Già gli albergatori si erano lamentati che, nonostante i prezzi abbassati in media di un terzo, le stanze sono rimaste desolatamente vuote per il periodo olimpico. Loro lavorano sulle prenotazioni e quindi avevano annusato l’aria con anticipo. Ora tocca agli altri. Mark Rubinstein, presidente della Society of London Theatre, dice: “Normalmente i turisti si dirigono in centro ma adesso i pochi che ci sono vanno a vedere le Olimpiadi e i londinesi, terrorizzati dalle paranoie sulla sicurezza e sulla mobilità, evitano il West End”. Gli fa eco una portavoce del British Museum: “Al momento le visite sono diminuite del 25-30% rispetto allo stesso periodo dell’anno scorso”. Alcuni negozi storici del centro denunciano cali nelle vendite fino al 70%.
A Covent Garden i negozianti parlano di crolli nelle vendite clamorosi: “Mai vista una cosa simile”. Mentre i manager dei ristoranti di Soho, seduti sconsolati nei loro locali vuoti spiegano: “Non vengono più nemmeno i clienti abituali, figuriamoci i turisti. I pochi che ci sono, sono tutti al Parco Olimpico e dopo avere speso tutti i soldi lì si guardano bene dal venire in centro”. Un flop di dimensioni olimpiche, cui il sindaco di Londra Boris Johnson cerca disperatamente di porre rimedio. E dopo aver riempito le metropolitane e gli autobus di messaggi registrati con la sua voce che consigliavano di starsene a casa, ora invita turisti e londinesi a godere della magnifica città. Altro clamoroso boomerang le Olympic Lanes, le corsie preferenziali che non hanno fatto altro che creare ingorghi e intasare il traffico. Una per una le stanno abolendo tutte, riconoscendo il clamoroso errore.

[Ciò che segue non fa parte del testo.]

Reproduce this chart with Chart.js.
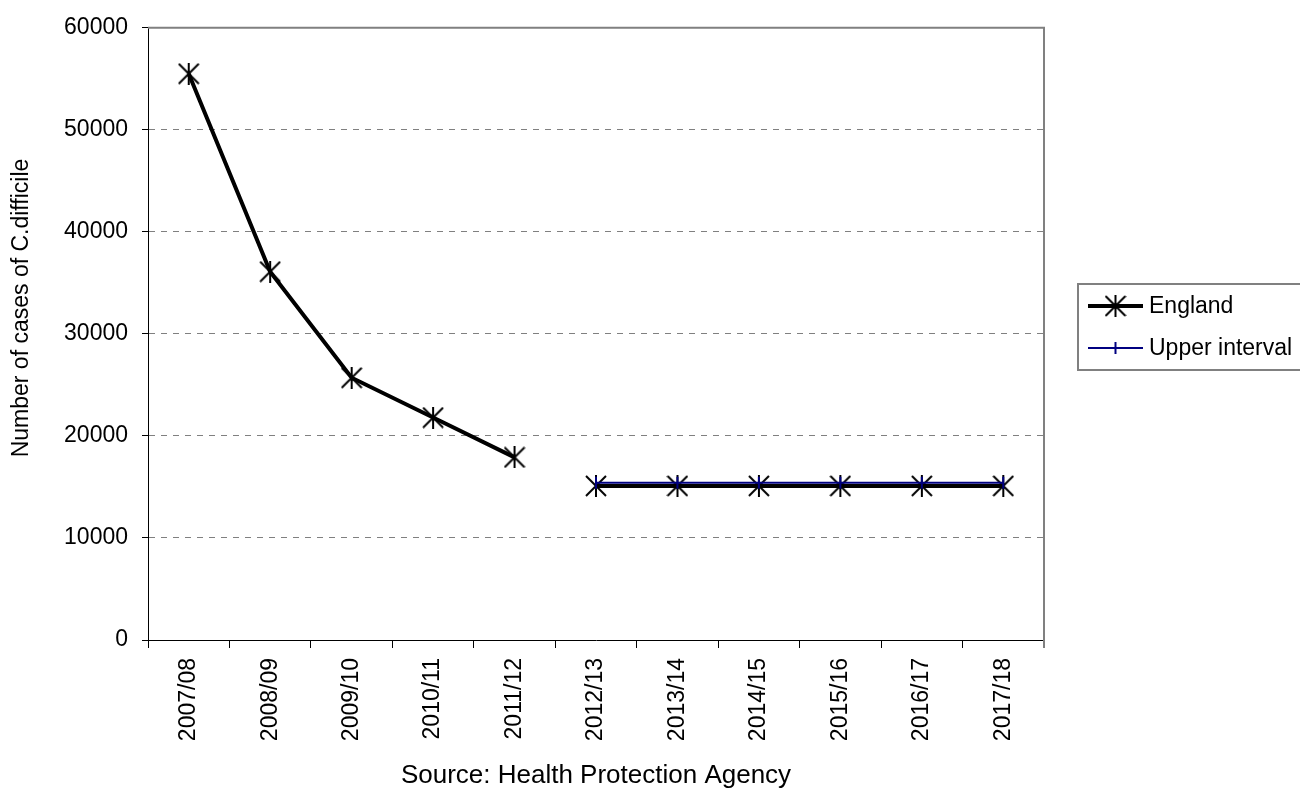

Dalla paranoia all’esagerato ottimismo. Come l’orchestra che suona mentre il Titanic affonda, il Ministro dello sport Jeremy Hunt sogna dati e numeri immaginari e dice: “A Londra non c’è mai stata così tanta gente”. E il sindaco Johnson, attaccato oramai anche dai quotidiani conservatori per il clamoroso fallimento olimpico, imperterrito insiste: “Le cose stanno andando a meraviglia, in giro ci sono migliaia di turisti, gli alberghi sono pieni e i siti olimpici attraggono spettatori entusiasti che si divertono e consumano in giro per la città”. Sembra di risentire quel primo ministro che mentre il paese era in recessione continuava a negare la crisi e raccontava che ristoranti erano pieni. La fine è nota.